** Begin Entries shown **
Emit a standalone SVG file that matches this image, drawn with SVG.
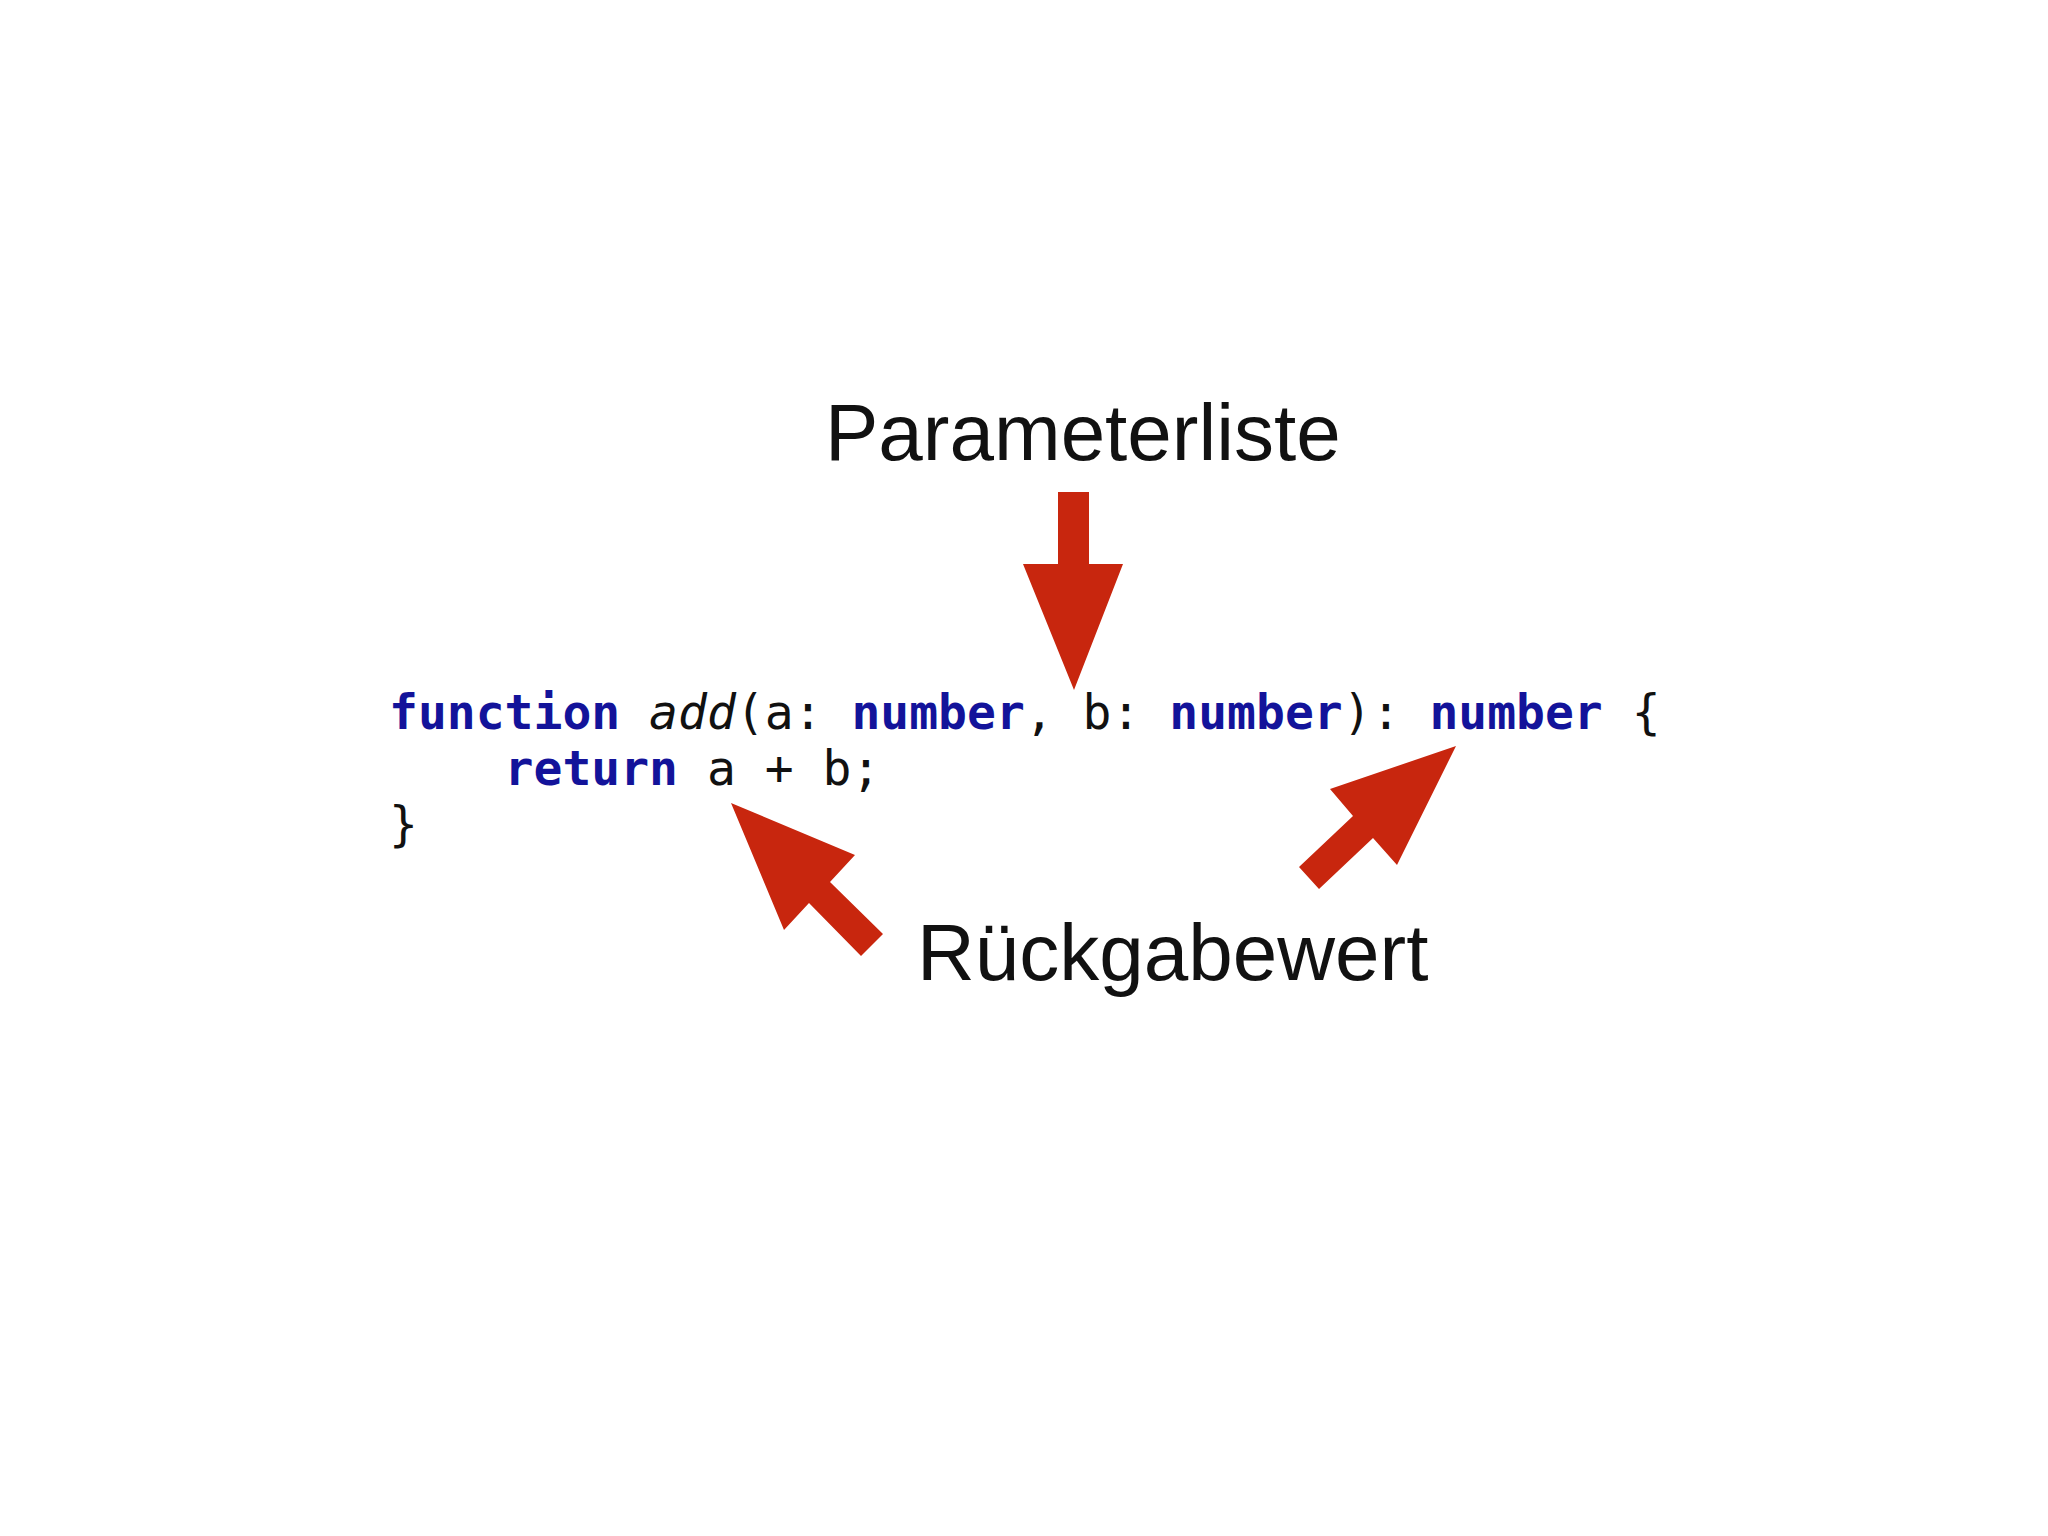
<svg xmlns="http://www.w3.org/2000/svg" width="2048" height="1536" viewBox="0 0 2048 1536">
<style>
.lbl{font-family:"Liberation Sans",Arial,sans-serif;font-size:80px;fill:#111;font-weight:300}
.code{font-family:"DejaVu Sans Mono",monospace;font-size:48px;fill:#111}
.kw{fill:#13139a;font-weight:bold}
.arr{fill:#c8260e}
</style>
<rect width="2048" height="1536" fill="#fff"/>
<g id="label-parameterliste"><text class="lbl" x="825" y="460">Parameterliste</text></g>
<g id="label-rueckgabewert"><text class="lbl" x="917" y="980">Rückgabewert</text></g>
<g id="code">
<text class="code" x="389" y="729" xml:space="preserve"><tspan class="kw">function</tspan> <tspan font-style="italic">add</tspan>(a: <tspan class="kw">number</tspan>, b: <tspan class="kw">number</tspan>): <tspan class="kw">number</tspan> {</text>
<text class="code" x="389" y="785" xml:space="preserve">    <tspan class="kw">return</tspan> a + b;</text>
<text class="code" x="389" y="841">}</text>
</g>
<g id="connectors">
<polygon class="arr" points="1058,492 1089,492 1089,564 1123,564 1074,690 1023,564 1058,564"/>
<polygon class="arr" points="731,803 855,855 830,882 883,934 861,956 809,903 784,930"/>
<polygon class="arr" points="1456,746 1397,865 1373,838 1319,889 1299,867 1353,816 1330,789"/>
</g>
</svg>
** End Entries shown **
** Begin Entries shown **
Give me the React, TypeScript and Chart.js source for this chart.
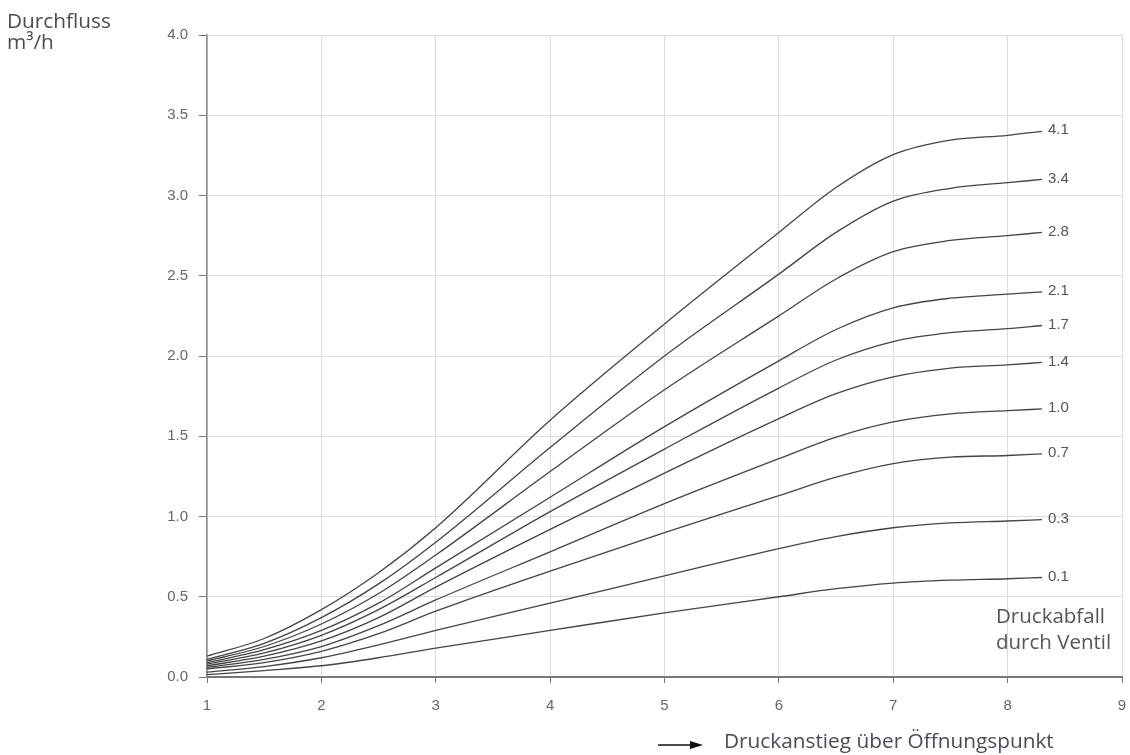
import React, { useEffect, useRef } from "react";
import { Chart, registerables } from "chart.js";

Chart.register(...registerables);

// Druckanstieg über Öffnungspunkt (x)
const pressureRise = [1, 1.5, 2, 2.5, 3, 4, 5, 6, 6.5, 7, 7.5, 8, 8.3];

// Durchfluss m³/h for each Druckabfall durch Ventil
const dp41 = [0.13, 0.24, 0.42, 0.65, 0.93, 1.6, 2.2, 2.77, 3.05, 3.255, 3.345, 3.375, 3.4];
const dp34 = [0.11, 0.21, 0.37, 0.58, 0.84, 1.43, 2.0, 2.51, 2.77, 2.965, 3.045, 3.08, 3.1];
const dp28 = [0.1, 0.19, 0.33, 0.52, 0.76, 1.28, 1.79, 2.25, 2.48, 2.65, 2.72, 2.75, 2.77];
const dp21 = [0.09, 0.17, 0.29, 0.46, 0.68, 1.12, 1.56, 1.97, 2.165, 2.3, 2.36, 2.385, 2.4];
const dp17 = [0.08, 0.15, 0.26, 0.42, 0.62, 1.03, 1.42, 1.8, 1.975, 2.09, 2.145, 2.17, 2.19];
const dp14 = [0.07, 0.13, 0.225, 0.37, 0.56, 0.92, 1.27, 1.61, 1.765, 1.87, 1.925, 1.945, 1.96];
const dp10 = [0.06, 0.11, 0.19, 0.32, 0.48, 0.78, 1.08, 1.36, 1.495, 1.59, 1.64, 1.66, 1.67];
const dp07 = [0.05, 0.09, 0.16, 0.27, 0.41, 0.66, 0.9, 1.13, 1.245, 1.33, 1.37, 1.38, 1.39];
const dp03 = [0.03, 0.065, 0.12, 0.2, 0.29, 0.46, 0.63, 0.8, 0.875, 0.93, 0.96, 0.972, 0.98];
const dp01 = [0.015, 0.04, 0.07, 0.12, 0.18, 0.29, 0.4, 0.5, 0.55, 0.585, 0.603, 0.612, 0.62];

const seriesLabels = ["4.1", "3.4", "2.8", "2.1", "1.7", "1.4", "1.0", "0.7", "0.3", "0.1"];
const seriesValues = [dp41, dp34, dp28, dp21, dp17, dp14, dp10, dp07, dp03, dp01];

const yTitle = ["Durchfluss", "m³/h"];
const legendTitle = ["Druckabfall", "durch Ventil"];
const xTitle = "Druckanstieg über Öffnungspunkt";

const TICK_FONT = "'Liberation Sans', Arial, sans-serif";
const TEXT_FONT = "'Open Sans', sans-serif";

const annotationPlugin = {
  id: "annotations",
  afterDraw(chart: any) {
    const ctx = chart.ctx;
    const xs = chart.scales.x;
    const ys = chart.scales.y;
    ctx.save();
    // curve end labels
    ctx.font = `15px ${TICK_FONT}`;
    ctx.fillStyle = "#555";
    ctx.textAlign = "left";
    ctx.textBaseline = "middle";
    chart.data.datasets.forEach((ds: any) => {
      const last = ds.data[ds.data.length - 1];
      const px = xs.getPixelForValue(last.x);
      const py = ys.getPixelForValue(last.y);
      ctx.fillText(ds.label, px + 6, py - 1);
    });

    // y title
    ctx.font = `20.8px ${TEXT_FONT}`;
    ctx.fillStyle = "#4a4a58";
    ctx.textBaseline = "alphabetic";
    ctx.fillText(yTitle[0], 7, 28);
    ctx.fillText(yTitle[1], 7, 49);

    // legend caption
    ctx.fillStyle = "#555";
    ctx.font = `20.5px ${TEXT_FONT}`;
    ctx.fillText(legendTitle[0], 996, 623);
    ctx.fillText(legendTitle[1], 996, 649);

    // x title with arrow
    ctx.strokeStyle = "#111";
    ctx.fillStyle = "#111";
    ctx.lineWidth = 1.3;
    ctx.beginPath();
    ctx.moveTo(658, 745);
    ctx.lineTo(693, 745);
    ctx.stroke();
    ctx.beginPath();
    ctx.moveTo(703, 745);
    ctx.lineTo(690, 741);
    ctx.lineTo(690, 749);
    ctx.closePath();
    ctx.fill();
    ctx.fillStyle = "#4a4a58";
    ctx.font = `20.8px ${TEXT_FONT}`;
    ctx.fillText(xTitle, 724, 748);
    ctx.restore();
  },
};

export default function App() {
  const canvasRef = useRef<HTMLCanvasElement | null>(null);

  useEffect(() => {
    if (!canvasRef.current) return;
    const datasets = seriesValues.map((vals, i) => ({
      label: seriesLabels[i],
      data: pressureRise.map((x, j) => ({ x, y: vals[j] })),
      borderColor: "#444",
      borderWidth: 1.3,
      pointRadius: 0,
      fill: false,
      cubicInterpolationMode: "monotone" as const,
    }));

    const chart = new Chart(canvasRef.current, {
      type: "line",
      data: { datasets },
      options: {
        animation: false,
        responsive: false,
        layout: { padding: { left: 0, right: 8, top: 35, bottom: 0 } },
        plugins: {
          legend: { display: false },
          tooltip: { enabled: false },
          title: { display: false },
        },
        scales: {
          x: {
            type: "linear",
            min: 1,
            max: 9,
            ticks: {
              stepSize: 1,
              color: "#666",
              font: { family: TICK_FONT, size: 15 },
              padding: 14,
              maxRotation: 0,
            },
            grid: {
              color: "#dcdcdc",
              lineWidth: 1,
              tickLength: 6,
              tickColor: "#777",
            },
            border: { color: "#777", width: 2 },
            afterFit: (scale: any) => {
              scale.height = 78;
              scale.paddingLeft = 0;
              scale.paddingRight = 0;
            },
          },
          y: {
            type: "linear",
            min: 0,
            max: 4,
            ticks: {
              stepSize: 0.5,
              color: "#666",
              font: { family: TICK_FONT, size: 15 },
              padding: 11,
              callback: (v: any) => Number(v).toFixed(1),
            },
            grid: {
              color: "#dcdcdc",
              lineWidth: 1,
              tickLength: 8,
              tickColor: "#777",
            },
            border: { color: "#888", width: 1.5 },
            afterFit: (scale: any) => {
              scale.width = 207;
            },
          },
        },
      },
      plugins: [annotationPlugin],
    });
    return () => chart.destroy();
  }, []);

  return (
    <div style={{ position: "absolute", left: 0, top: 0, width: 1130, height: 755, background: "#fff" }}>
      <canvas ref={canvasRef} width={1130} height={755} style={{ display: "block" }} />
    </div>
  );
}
** End Entries shown **
** Begin Entries shown **
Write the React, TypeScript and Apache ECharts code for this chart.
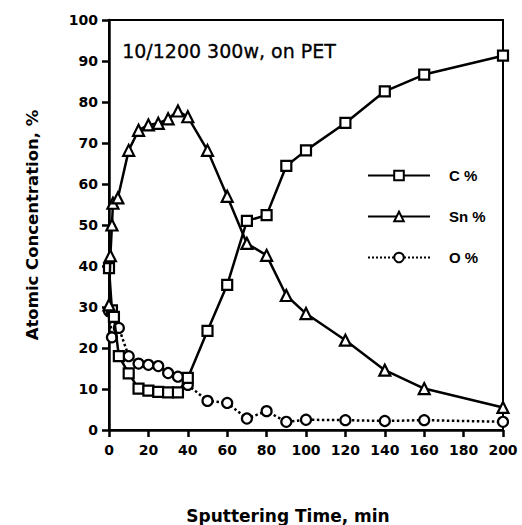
** End Entries shown **
Pictures in the material above should be skipped; print exactly the lines from the one with "Give me the" through the one with "7.5, 8, 8.3];".

Give me the React, TypeScript and Chart.js source for this chart.
import React, { useEffect, useRef } from "react";
import { Chart, registerables } from "chart.js";

Chart.register(...registerables);

// Druckanstieg über Öffnungspunkt (x)
const pressureRise = [1, 1.5, 2, 2.5, 3, 4, 5, 6, 6.5, 7, 7.5, 8, 8.3];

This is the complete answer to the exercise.